Have you noticed the vitality of the arts in the Upper Peninsula? As with any example of robust health, many factors have combined over time to create this success. One woman who played a key role in this by example, educating, and organizing, is Anita Meyland.
Anita was born on March 5, 1897, to an artistic Milwaukee family. Her father, Fredrick Elke, learned how to paint frescoes, painting on wet plaster, and his work decorated many area churches.
Anita graduated from the University of Wisconsin in 1917 and became an art teacher in Milwaukee. Upon marrying English teacher Gunther Meyland in 1924, they moved to Marquette where he had been hired by the normal school, now Northern Michigan University.
Although others called Anita “the grande dame of culture” in Marquette, “patroness of the arts” and even “bohemian,” the words she most often used to describe herself were “teacher” and “dilettante.”
Anita loved to teach.
She taught art in the Marquette and Ishpeming schools. She brought a group of women painters together who met every week for eleven years, studying a new painter each week,and then learning to paint in that style. She created “The Paintbox,” a children’s program held on Saturday mornings for any child who wanted to attend. She taught adult education art classes within the school system and for the elderly residents of Pine Ridge. She’s best known for organizing and naming Marquette’s first “Art on the Rocks” show in 1950, showing the work of ten local artists, most of whom she had trained. Her work with the Lake Superior Art Association and the Art on the Rocks show earned her countless awards, including the naming of the gazebo at Presque Isle Park (the site of Art on the Rocks for many years) after her.
It’s more surprising that she would embrace the term “dilettante.” We’re now in an era that venerates specialization. The term “dilettante” suggests a dabbler—someone who never takes anything too seriously. Anita would vigorously disagree. She never stopped learning new things and never stopped sharing them.
So, in addition to her painting, Anita learned to weave, and organized an Upper Peninsula weavers group. She studied pottery, and 200 pots from her own collection formed the basis of a pottery exhibit at NMU in 1980. She learned, and then taught classes in scrimshaw, quilting, spinning, pewter, ironwork, beading, candle-making, and woodcarving.
Nor did Anita limit herself to the visual arts.

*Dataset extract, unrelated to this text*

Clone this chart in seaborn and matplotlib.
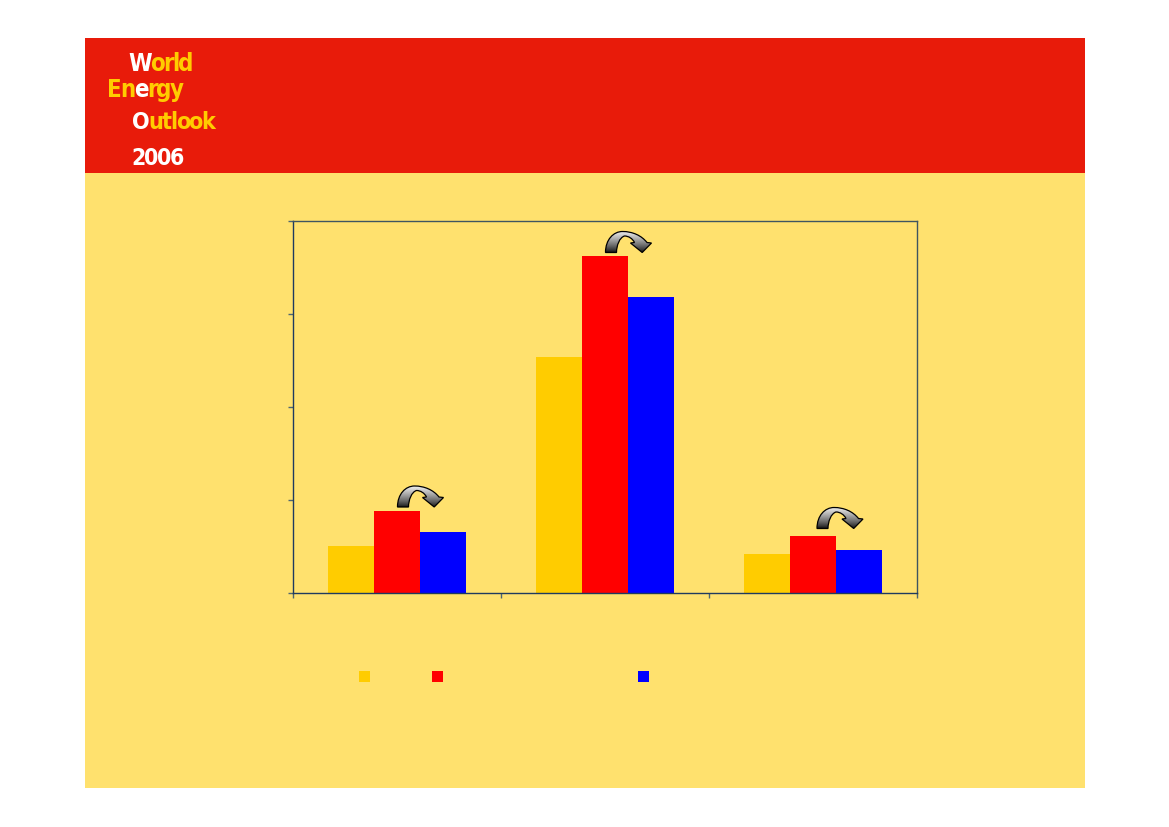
import numpy as np
import pandas as pd
import matplotlib
matplotlib.use("Agg")
import matplotlib.pyplot as plt
from matplotlib import font_manager as fm
from matplotlib.patches import Rectangle, PathPatch
from matplotlib.path import Path
import seaborn as sns

# Data (value axis has four unlabelled intervals)
categories = ["Group 1", "Group 2", "Group 3"]
series_names = ["Series 1", "Series 2", "Series 3"]
series_1 = [0.51, 2.54, 0.42]
series_2 = [0.885, 3.625, 0.615]
series_3 = [0.655, 3.185, 0.465]
series_colors = ["#FFCC00", "#FF0000", "#0000FF"]

PAGE = "#FFE16E"
HEADER = "#E81B0A"
GOLD = "#FFCC00"
WHITE = "#FFFFFF"
W, H = 1169, 827

sns.set_theme(style="white")
plt.rcParams["font.family"] = ["Roboto", "Liberation Sans", "DejaVu Sans"]

# Prefer a condensed bold face for the logo when one is installed
logo_font = None
for f in fm.fontManager.ttflist:
    low = f.fname.lower()
    if ("condensed" in low or "narrow" in low) and "bold" in low and "oblique" not in low and "italic" not in low:
        logo_font = fm.FontProperties(fname=f.fname)
        break
if logo_font is None:
    logo_font = fm.FontProperties(family="Roboto", weight="bold")

df = pd.DataFrame({
    "category": categories * 3,
    "series": np.repeat(series_names, 3),
    "value": series_1 + series_2 + series_3,
})

fig = plt.figure(figsize=(W / 100, H / 100), dpi=100, facecolor="white")

# Page panel and header band
ov = fig.add_axes([0, 0, 1, 1], zorder=0)
ov.set_xlim(0, W)
ov.set_ylim(H, 0)
ov.axis("off")
ov.add_patch(Rectangle((85, 38), 1000, 750, fc=PAGE, ec="none"))
ov.add_patch(Rectangle((85, 38), 1000, 134.5, fc=HEADER, ec="none"))

# Chart
ax = fig.add_axes([293 / W, 1 - 593 / H, 624 / W, 372 / H], zorder=1)
ax.patch.set_alpha(0)
sns.barplot(data=df, x="category", y="value", hue="series", order=categories,
            hue_order=series_names, palette=dict(zip(series_names, series_colors)),
            width=0.668, gap=0, saturation=1, legend=False, errorbar=None, ax=ax,
            linewidth=0)
ax.set_xlim(-0.5, 2.5)
ax.set_ylim(0, 4)
ax.set_xticks([-0.5, 0.5, 1.5, 2.5], labels=[])
ax.set_yticks([0, 1, 2, 3, 4], labels=[])
ax.set_xlabel("")
ax.set_ylabel("")
for side, col in {"left": "#1F3A5F", "bottom": "#1F3A5F", "top": "#3F5560", "right": "#3F5560"}.items():
    ax.spines[side].set_visible(True)
    ax.spines[side].set_color(col)
    ax.spines[side].set_linewidth(1.0)
ax.tick_params(axis="both", which="both", direction="out", length=3.6, width=1.0,
               color="#4F6670", left=True, bottom=True)

# Legend swatches (the reference shows no legend text)
for x0, col in zip([359, 432, 638], series_colors):
    ov.add_patch(Rectangle((x0, 671), 11, 11, fc=col, ec="none"))

# Curved arrows with a vertical grey gradient
top = fig.add_axes([0, 0, 1, 1], zorder=2)
top.set_xlim(0, W)
top.set_ylim(H, 0)
top.axis("off")
top.patch.set_alpha(0)
grad = (np.linspace(1, 0, 64) ** 0.75).reshape(-1, 1)

def arrow(x0, y0):
    verts = [(0, 0), (0, 13), (8, 21), (17, 21),
             (27, 21), (36, 17), (41.5, 10),
             (46, 9.5), (36.7, 0), (25, 9.5), (29, 10),
             (27, 14), (23, 16.5), (19, 16.5),
             (14, 15), (11, 7), (11, 0), (0, 0)]
    codes = [Path.MOVETO, Path.CURVE4, Path.CURVE4, Path.CURVE4,
             Path.CURVE4, Path.CURVE4, Path.CURVE4,
             Path.LINETO, Path.LINETO, Path.LINETO, Path.LINETO,
             Path.CURVE4, Path.CURVE4, Path.CURVE4,
             Path.CURVE4, Path.CURVE4, Path.CURVE4, Path.CLOSEPOLY]
    p = Path([(x0 + a, y0 - b) for a, b in verts], codes)
    patch = PathPatch(p, fc="none", ec="black", lw=0.9, zorder=4)
    top.add_patch(patch)
    im = top.imshow(grad, cmap="gray", vmin=0, vmax=1, aspect="auto",
                    extent=(x0 - 1, x0 + 48, y0 + 1, y0 - 23), zorder=3)
    im.set_clip_path(patch)

for x0, y0 in [(397.5, 507), (605.5, 252.5), (817, 528.5)]:
    arrow(x0, y0)
top.set_xlim(0, W)
top.set_ylim(H, 0)

# Logo: real text, one letter at a time, packed tightly
fig.canvas.draw()
renderer = fig.canvas.get_renderer()

def ink_width(ch, size):
    t = fig.text(0, 0, ch, fontproperties=logo_font, fontsize=size)
    w = t.get_window_extent(renderer).width
    t.remove()
    return w

def logo_line(parts, x_left, x_right, y_base, gap=-1.5):
    letters = [(ch, c) for s, c in parts for ch in s]
    room = x_right - x_left - gap * (len(letters) - 1)
    size = 20 * room / sum(ink_width(ch, 20) for ch, _ in letters)
    x = x_left
    for ch, c in letters:
        fig.text(x / W, 1 - y_base / H, ch, color=c, fontproperties=logo_font,
                 fontsize=size, ha="left", va="baseline", zorder=5)
        x += ink_width(ch, size) + gap

logo_line([("W", WHITE), ("orld", GOLD)], 128, 194, 71)
logo_line([("En", GOLD), ("e", WHITE), ("rgy", GOLD)], 107, 184, 97)
logo_line([("O", WHITE), ("utlook", GOLD)], 132, 216, 129)
logo_line([("2006", WHITE)], 131, 184, 165)

fig.savefig("out.png", dpi=100, facecolor="white")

She was a charter member of the Marquette Community Concert Association, and active in the Saturday Music Club. She wrote a play for Marquette’s Centennial in 1949. A newspaper article from 1984 describes her eagerly preparing for the upcoming U.P. Young Authors conference, planning a theme based on cats—ranging from T.S. Eliott to Garfield.
What about Anita Meyland as “bohemian”? Scrapbooks from the early years of the Lake Superior Art Association include a 1963 invitation to “Vida’s Vignettes—An Evening with Vida Lautner, Artist.” The Tuesday evening event began with a reception at 8:30, followed by a talk at 9, “art and punch on the rocks” at 10:30, “the vernissage” (showing) at 11 p.m., and then at 3:00 a.m. “Comes the Dawn.”

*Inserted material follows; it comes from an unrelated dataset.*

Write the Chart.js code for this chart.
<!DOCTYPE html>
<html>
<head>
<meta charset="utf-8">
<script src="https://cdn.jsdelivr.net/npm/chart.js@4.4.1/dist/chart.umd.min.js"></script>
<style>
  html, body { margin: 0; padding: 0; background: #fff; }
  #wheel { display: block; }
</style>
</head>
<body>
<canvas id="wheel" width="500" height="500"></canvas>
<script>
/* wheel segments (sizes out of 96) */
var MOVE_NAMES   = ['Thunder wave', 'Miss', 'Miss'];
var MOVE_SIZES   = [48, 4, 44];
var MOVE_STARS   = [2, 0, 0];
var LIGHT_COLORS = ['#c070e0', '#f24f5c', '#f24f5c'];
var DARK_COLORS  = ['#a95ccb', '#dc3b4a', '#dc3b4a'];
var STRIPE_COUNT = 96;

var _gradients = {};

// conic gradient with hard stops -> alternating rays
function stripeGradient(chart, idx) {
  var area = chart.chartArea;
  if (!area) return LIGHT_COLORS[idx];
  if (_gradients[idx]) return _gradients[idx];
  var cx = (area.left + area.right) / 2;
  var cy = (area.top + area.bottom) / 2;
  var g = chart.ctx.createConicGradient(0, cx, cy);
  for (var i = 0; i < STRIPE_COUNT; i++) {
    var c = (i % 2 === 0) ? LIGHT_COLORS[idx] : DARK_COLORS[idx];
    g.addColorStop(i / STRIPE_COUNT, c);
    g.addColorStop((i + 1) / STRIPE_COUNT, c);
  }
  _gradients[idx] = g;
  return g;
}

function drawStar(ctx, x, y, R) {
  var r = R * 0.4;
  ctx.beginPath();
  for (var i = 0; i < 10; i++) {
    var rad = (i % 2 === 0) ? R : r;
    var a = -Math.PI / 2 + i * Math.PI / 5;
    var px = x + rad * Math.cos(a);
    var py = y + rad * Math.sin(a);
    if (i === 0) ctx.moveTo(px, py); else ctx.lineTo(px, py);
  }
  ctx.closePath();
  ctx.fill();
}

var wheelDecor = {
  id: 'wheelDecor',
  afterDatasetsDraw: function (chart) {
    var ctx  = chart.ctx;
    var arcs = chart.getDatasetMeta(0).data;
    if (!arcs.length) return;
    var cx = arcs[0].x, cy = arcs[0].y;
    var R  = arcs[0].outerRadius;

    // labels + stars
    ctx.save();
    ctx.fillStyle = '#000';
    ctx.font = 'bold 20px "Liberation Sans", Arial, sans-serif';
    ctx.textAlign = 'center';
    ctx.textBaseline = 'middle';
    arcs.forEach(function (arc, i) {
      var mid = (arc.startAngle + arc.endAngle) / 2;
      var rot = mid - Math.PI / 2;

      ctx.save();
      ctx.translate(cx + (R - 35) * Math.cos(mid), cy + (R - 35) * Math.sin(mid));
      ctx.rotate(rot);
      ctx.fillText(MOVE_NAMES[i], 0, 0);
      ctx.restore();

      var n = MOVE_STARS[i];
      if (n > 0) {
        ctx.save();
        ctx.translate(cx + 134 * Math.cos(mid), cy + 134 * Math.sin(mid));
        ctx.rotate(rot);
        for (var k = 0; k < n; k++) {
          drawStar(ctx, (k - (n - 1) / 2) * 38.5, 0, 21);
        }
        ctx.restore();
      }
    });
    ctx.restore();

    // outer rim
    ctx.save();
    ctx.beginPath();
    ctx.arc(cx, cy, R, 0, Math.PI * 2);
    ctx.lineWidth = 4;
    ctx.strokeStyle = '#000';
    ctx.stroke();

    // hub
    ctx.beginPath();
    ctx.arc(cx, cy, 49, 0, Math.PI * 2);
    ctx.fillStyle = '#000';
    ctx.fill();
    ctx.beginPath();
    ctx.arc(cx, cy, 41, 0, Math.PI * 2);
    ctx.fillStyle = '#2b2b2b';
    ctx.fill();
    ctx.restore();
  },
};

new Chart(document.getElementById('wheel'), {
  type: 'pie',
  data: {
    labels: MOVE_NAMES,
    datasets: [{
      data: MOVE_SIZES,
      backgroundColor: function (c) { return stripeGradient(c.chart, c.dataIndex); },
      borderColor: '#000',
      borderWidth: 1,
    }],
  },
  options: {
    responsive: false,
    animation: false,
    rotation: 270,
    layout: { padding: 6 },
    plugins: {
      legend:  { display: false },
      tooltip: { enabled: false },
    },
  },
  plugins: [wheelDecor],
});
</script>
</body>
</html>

There were people who thought the name “Art on the Rocks” was inappropriate because it suggested drinking. Anita was not inclined to change it. In a 1978 interview, she was described as “a little indignant” at the prospect of a return to provincialism in the arts, saying “I’m afraid we’re going back in that direction.”
Above all, Anita Meyland believed you should never stop learning, and never stop growing. Anita continued pursuing her multiple artistic interests right up until her death on March 7, 1995, just two days after her 98th birthday.
Ann Hilton Fisher grew up in Marquette and remembers Anita Meyland in her lovely home on Pine Street. After a career as a public interest attorney in Chicago, she and her husband have retired to Marquette where she volunteers with the Marquette Regional History Center. This article is adapted from a presentation given at the History Center’s 2019 cemetery tour.